Records with drawing code
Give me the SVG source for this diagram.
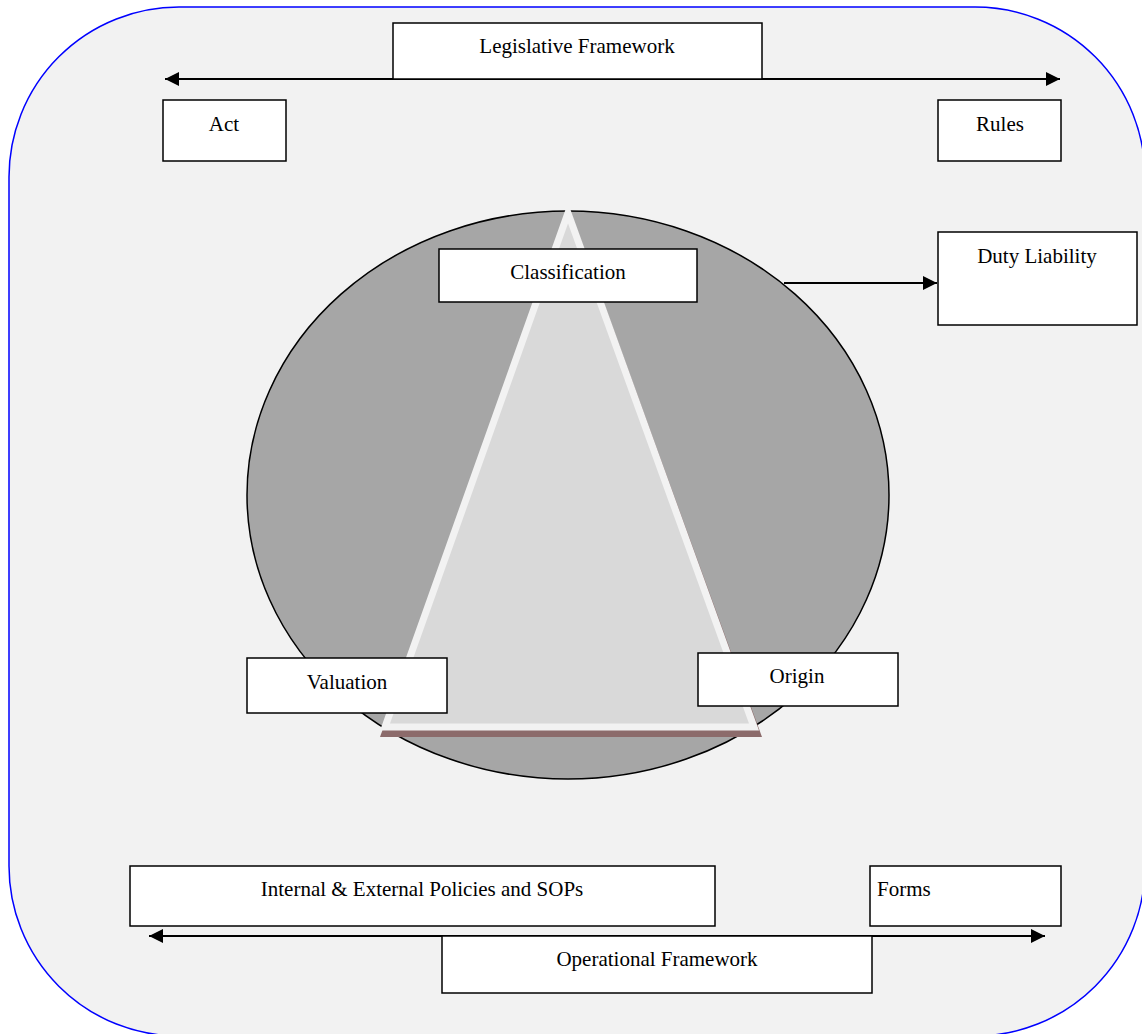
<svg xmlns="http://www.w3.org/2000/svg" width="1142" height="1034" viewBox="0 0 1142 1034">
<style>
.box{fill:#fff;stroke:#000;stroke-width:1.5}
.lbl{font-family:"Liberation Serif","Times New Roman",serif;font-size:21px;fill:#000;text-anchor:middle}
.con{stroke:#000;stroke-width:2;fill:none}
</style>
<defs>
<marker id="ah" viewBox="0 0 10 10" refX="10" refY="5" markerWidth="8" markerHeight="7" markerUnits="strokeWidth" orient="auto-start-reverse">
<path d="M0,0 L10,5 L0,10 z" fill="#000"/>
</marker>
</defs>
<rect x="9" y="7" width="1136" height="1029" rx="170" ry="170" fill="#f2f2f2" stroke="#0000ff" stroke-width="1.5"/>
<g id="circle">
<ellipse cx="568" cy="495" rx="321" ry="284" fill="#a6a6a6" stroke="#000" stroke-width="1.5"/>
</g>
<g id="triangle">
<polygon points="570,210 380,737 762,737" fill="#8c6b6b"/>
<polygon points="568,213 385,727 754,727" fill="#d9d9d9" stroke="#f2f2f2" stroke-width="7"/>
</g>
<g id="connectors">
<line class="con" x1="380" y1="79" x2="165" y2="79" marker-end="url(#ah)"/>
<line class="con" x1="380" y1="79" x2="1060" y2="79" marker-end="url(#ah)"/>
<line class="con" x1="784" y1="283" x2="937" y2="283" marker-end="url(#ah)"/>
<line class="con" x1="600" y1="936" x2="149" y2="936" marker-end="url(#ah)"/>
<line class="con" x1="600" y1="936" x2="1045" y2="936" marker-end="url(#ah)"/>
</g>
<g id="legislative"><rect class="box" x="393" y="23" width="369" height="56"/><text class="lbl" x="577" y="53">Legislative Framework</text></g>
<g id="act"><rect class="box" x="163" y="100" width="123" height="61"/><text class="lbl" x="224" y="131">Act</text></g>
<g id="rules"><rect class="box" x="938" y="100" width="123" height="61"/><text class="lbl" x="1000" y="131">Rules</text></g>
<g id="duty"><rect class="box" x="938" y="232" width="199" height="93"/><text class="lbl" x="1037" y="263">Duty Liability</text></g>
<g id="classification"><rect class="box" x="439" y="249" width="258" height="53"/><text class="lbl" x="568" y="279">Classification</text></g>
<g id="valuation"><rect class="box" x="247" y="658" width="200" height="55"/><text class="lbl" x="347" y="689">Valuation</text></g>
<g id="origin"><rect class="box" x="698" y="653" width="200" height="53"/><text class="lbl" x="797" y="683">Origin</text></g>
<g id="policies"><rect class="box" x="130" y="866" width="585" height="60"/><text class="lbl" x="422" y="896">Internal &amp; External Policies and SOPs</text></g>
<g id="forms"><rect class="box" x="870" y="866" width="191" height="60"/><text class="lbl" x="877" y="896" style="text-anchor:start">Forms</text></g>
<g id="operational"><rect class="box" x="442" y="936" width="430" height="57"/><text class="lbl" x="657" y="966">Operational Framework</text></g>
</svg>
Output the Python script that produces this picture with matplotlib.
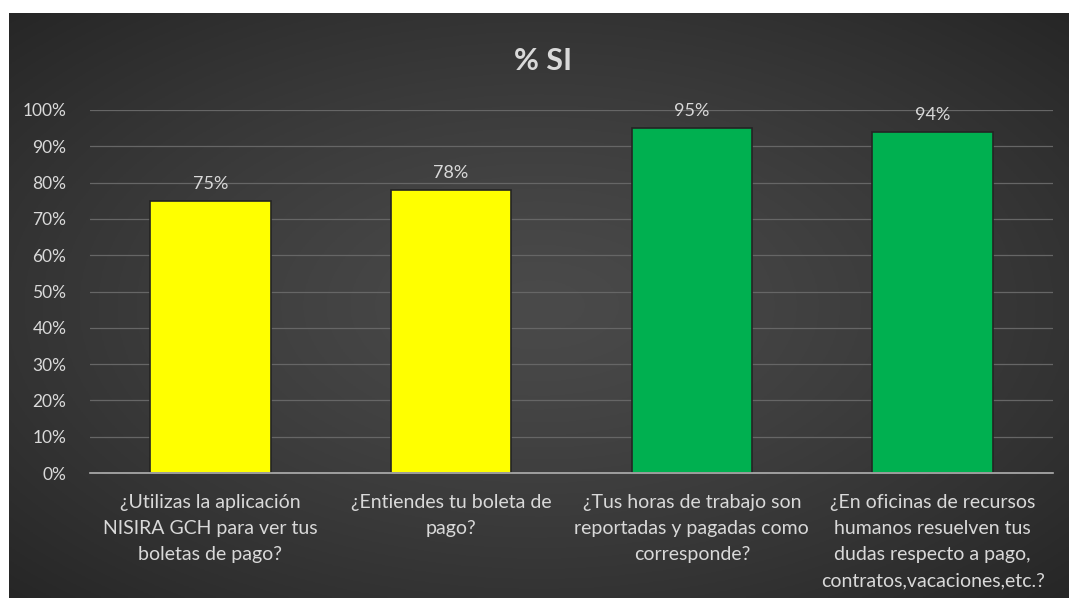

- [OBJECTIVE]:
Return each full line of the entries that contains the word "this".

- [PROBLEM SOLUTION]:
Give me the SVG source for this diagram.
Output the Python script that produces this picture with matplotlib.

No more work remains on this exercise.